The first draft had nine rounds and was increased to 10 in 1937. It was expanded to 20 rounds in 1939. Adding a twist to the procedure in 1938 and 1939, only the five teams that finished lowest in the previous season were permitted to make selections in the second and fourth rounds.
The NFL faced competition in drafting for the first time when the All-America Football Conference came onto the pro football scene in the latter part of the decade. The NFL also added a bonus selection – the first pick overall – in 1947. –
The idea of the bonus pick, which began in 1947, ran full cycle and was abandoned after the 1958 draft. By that time, each team in the league had been awarded the first overall pick in the annual draft, and teams resumed picking in reverse order of league standing.
The draft became the battleground for a war between the National Football League and American Football League. The rival leagues held separate drafts through 1966 before holding joint drafts from 1967-1969. When the leagues merged at the end of the decade, the draft rivalry was over, and a new rivalry, the Super Bowl, had begun.
The NFL, drafting as one unified league, eventually reduced the number of rounds to 12. The fierce competition for top talent saw the number one overall pick being secured through trades four times during the decade.

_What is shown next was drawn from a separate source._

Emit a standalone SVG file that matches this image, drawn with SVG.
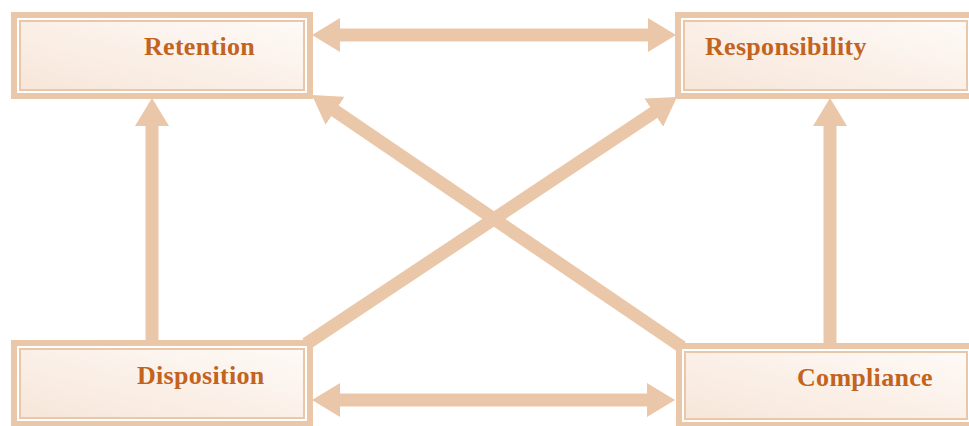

The NFL again fended off competition from a potential rival as the United States Football League attempted to tap into the talent pool in the mid-1980s. Perhaps the highlight of the decade, draft wise, came in 1983 when a rare group of college quarterbacks dominated the first round of that year’s draft.
Many of the decade’s elite teams, like so many franchises before them, have built through the draft. There may be no greater example than the Dallas Cowboys, who used multiple picks to go from a 1-15 team in 1989 to winning three Super Bowls in the 1990s.
In back-to-back drafts in the 2000s, an NFL team made trades in order to select three players in the first round. In 2000, the Jets drafted in the number 12th, 13th, and 27th spots of the first round. One year later, the St. Louis Rams had the 12th, 20th, and 29th overall picks of round number one.
The St. Louis Rams selected quarterback Sam Bradford with their first overall pick. This set the trend as other teams used their first overall pick to also select quarterbacks as the face of their franchise including Cam Newton, Andrew Luck, Jameis Winston and Jared Goff.